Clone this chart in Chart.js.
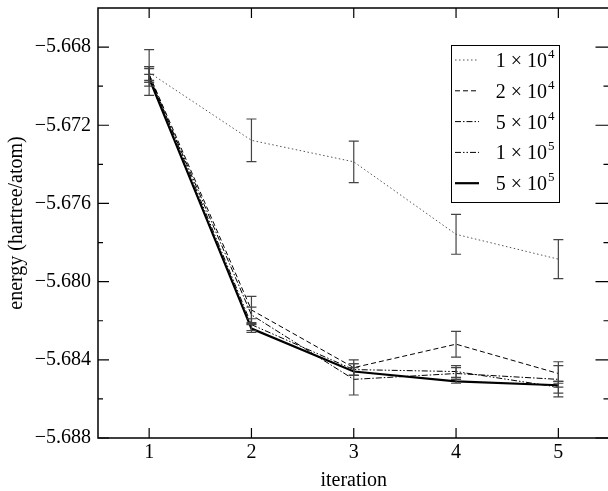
<!DOCTYPE html>
<html>
<head>
<meta charset="utf-8">
<script src="https://cdn.jsdelivr.net/npm/chart.js@4.4.1/dist/chart.umd.min.js"></script>
<style>
  html, body { margin: 0; padding: 0; background: #fff; overflow: hidden; }
  canvas { display: block; }
</style>
</head>
<body>
<canvas id="energyChart" width="612" height="491"></canvas>
<script>
// iteration number on x
const iterations = [1, 2, 3, 4, 5];
const xTicks = [1, 2, 3, 4, 5];
const yTicks = [-5.688, -5.684, -5.680, -5.676, -5.672, -5.668];
const yMinorTicks = [-5.686, -5.682, -5.678, -5.674, -5.670];

// energy per walker count (hartree/atom)
const energy1e4 = [-5.6693, -5.67277, -5.67387, -5.67758, -5.67885];
const error1e4  = [0.00117, 0.00109, 0.00106, 0.00102, 0.00100];
const energy2e4 = [-5.6694, -5.68145, -5.6844, -5.6832, -5.6847];
const error2e4  = [0.0004, 0.0007, 0.0004, 0.00066, 0.0004];
const energy5e4 = [-5.6695, -5.6817, -5.6850, -5.6847, -5.6850];
const error5e4  = [0.0005, 0.0004, 0.0008, 0.0003, 0.0009];
const energy1e5 = [-5.6694, -5.6822, -5.6845, -5.6846, -5.6854];
const error1e5  = [0.0003, 0.0003, 0.0003, 0.0003, 0.0003];
const energy5e5 = [-5.6696, -5.6824, -5.6846, -5.6851, -5.6853];
const error5e5  = [0.0002, 0.0002, 0.0002, 0.0001, 0.0001];

// legend text: mantissa x 10^exp
const legendMantissa = ['1', '2', '5', '1', '5'];
const legendExponent = ['4', '4', '4', '5', '5'];

const FONT = '"Liberation Serif", "DejaVu Serif", serif';

const series = [
  {data: energy1e4, err: error1e4, color: '#555', width: 1, dash: [1.5, 2.5]},
  {data: energy2e4, err: error2e4, color: '#000', width: 1, dash: [5, 3]},
  {data: energy5e4, err: error5e4, color: '#000', width: 1, dash: [6, 2, 1.5, 2]},
  {data: energy1e5, err: error1e5, color: '#000', width: 1, dash: [6, 2, 1.5, 2, 1.5, 2]},
  {data: energy5e5, err: error5e5, color: '#000', width: 2.2, dash: []}
];

// error bars, frame with inward ticks, legend
const decorations = {
  id: 'decorations',
  afterDatasetsDraw(chart) {
    const ctx = chart.ctx;
    const a = chart.chartArea;
    const x = chart.scales.x, y = chart.scales.y;

    ctx.save();
    // error bars
    chart.data.datasets.forEach(ds => {
      ctx.strokeStyle = '#444';
      ctx.lineWidth = 1.2;
      ctx.setLineDash([]);
      ds.data.forEach((p, i) => {
        const px = x.getPixelForValue(p.x);
        const t = y.getPixelForValue(p.y + ds.errors[i]);
        const b = y.getPixelForValue(p.y - ds.errors[i]);
        ctx.beginPath();
        ctx.moveTo(px, t); ctx.lineTo(px, b);
        ctx.moveTo(px - 5, t); ctx.lineTo(px + 5, t);
        ctx.moveTo(px - 5, b); ctx.lineTo(px + 5, b);
        ctx.stroke();
      });
    });

    // frame
    ctx.strokeStyle = '#000';
    ctx.lineWidth = 1.5;
    ctx.strokeRect(a.left, a.top, a.right - a.left, a.bottom - a.top);

    // ticks pointing inward
    ctx.lineWidth = 1.2;
    ctx.beginPath();
    xTicks.forEach(v => {
      const px = x.getPixelForValue(v);
      ctx.moveTo(px, a.bottom); ctx.lineTo(px, a.bottom - 10);
      ctx.moveTo(px, a.top); ctx.lineTo(px, a.top + 10);
    });
    yTicks.forEach(v => {
      const py = y.getPixelForValue(v);
      ctx.moveTo(a.left, py); ctx.lineTo(a.left + 11, py);
      ctx.moveTo(a.right, py); ctx.lineTo(a.right - 14, py);
    });
    yMinorTicks.forEach(v => {
      const py = y.getPixelForValue(v);
      ctx.moveTo(a.left, py); ctx.lineTo(a.left + 5, py);
      ctx.moveTo(a.right, py); ctx.lineTo(a.right - 6, py);
    });
    ctx.stroke();

    // legend box
    const bx = 451, by = 45, bw = 108, bh = 157;
    ctx.fillStyle = '#fff';
    ctx.fillRect(bx, by, bw, bh);
    ctx.lineWidth = 1;
    ctx.strokeStyle = '#000';
    ctx.strokeRect(bx + 0.5, by + 0.5, bw, bh);
    chart.data.datasets.forEach((ds, i) => {
      const ly = 60 + i * 30.8;
      ctx.strokeStyle = ds.borderColor;
      ctx.lineWidth = ds.borderWidth;
      ctx.setLineDash(ds.borderDash);
      ctx.beginPath();
      ctx.moveTo(455, ly); ctx.lineTo(479, ly);
      ctx.stroke();
      ctx.setLineDash([]);
      ctx.fillStyle = '#000';
      ctx.textAlign = 'right';
      ctx.textBaseline = 'alphabetic';
      ctx.font = '20px ' + FONT;
      ctx.fillText(legendMantissa[i] + ' \u00d7 10', 547, ly + 7);
      ctx.textAlign = 'left';
      ctx.font = '13px ' + FONT;
      ctx.fillText(legendExponent[i], 548, ly - 2);
    });
    ctx.restore();
  }
};

new Chart(document.getElementById('energyChart'), {
  type: 'line',
  data: {
    labels: iterations,
    datasets: series.map((s, i) => ({
      label: legendMantissa[i] + ' \u00d7 10^' + legendExponent[i],
      data: s.data.map((v, j) => ({x: iterations[j], y: v})),
      errors: s.err,
      borderColor: s.color,
      borderWidth: s.width,
      borderDash: s.dash,
      pointRadius: 0,
      tension: 0,
      fill: false
    }))
  },
  options: {
    responsive: false,
    animation: false,
    layout: {padding: {top: 8, right: 2.5, left: 0, bottom: 0}},
    plugins: {legend: {display: false}, tooltip: {enabled: false}},
    scales: {
      x: {
        type: 'linear',
        min: 0.5, max: 5.5,
        afterBuildTicks: s => { s.ticks = xTicks.map(v => ({value: v})); },
        afterFit: s => { s.height = 53; s.paddingLeft = 0; s.paddingRight = 0; },
        grid: {display: false, drawTicks: false},
        border: {display: false},
        ticks: {color: '#000', padding: 3, font: {family: FONT, size: 20}, callback: v => String(v)},
        title: {display: true, text: 'iteration', color: '#000', font: {family: FONT, size: 20}, padding: {top: 0, bottom: -2}}
      },
      y: {
        type: 'linear',
        min: -5.688, max: -5.666,
        afterBuildTicks: s => { s.ticks = yTicks.map(v => ({value: v})); },
        afterFit: s => { s.width = 98; s.paddingTop = 0; s.paddingBottom = 0; },
        grid: {display: false, drawTicks: false},
        border: {display: false},
        ticks: {color: '#000', padding: 7, font: {family: FONT, size: 20},
          callback: v => '\u2212' + Math.abs(v).toFixed(3)},
        title: {display: true, text: 'energy (hartree/atom)', color: '#000', font: {family: FONT, size: 20}, padding: {top: 5, bottom: 0}}
      }
    }
  },
  plugins: [decorations]
});
</script>
</body>
</html>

* Problem *
Repeat, word for word and with no pictures, only the lines running from the beginning of the data to the line that contains "const yMinorTicks = [-5.686, -5.682, -5.678, -5.674, -5.670];".

* Answer to the exercise *
Clone this chart in Chart.js.
<!DOCTYPE html>
<html>
<head>
<meta charset="utf-8">
<script src="https://cdn.jsdelivr.net/npm/chart.js@4.4.1/dist/chart.umd.min.js"></script>
<style>
  html, body { margin: 0; padding: 0; background: #fff; overflow: hidden; }
  canvas { display: block; }
</style>
</head>
<body>
<canvas id="energyChart" width="612" height="491"></canvas>
<script>
// iteration number on x
const iterations = [1, 2, 3, 4, 5];
const xTicks = [1, 2, 3, 4, 5];
const yTicks = [-5.688, -5.684, -5.680, -5.676, -5.672, -5.668];
const yMinorTicks = [-5.686, -5.682, -5.678, -5.674, -5.670];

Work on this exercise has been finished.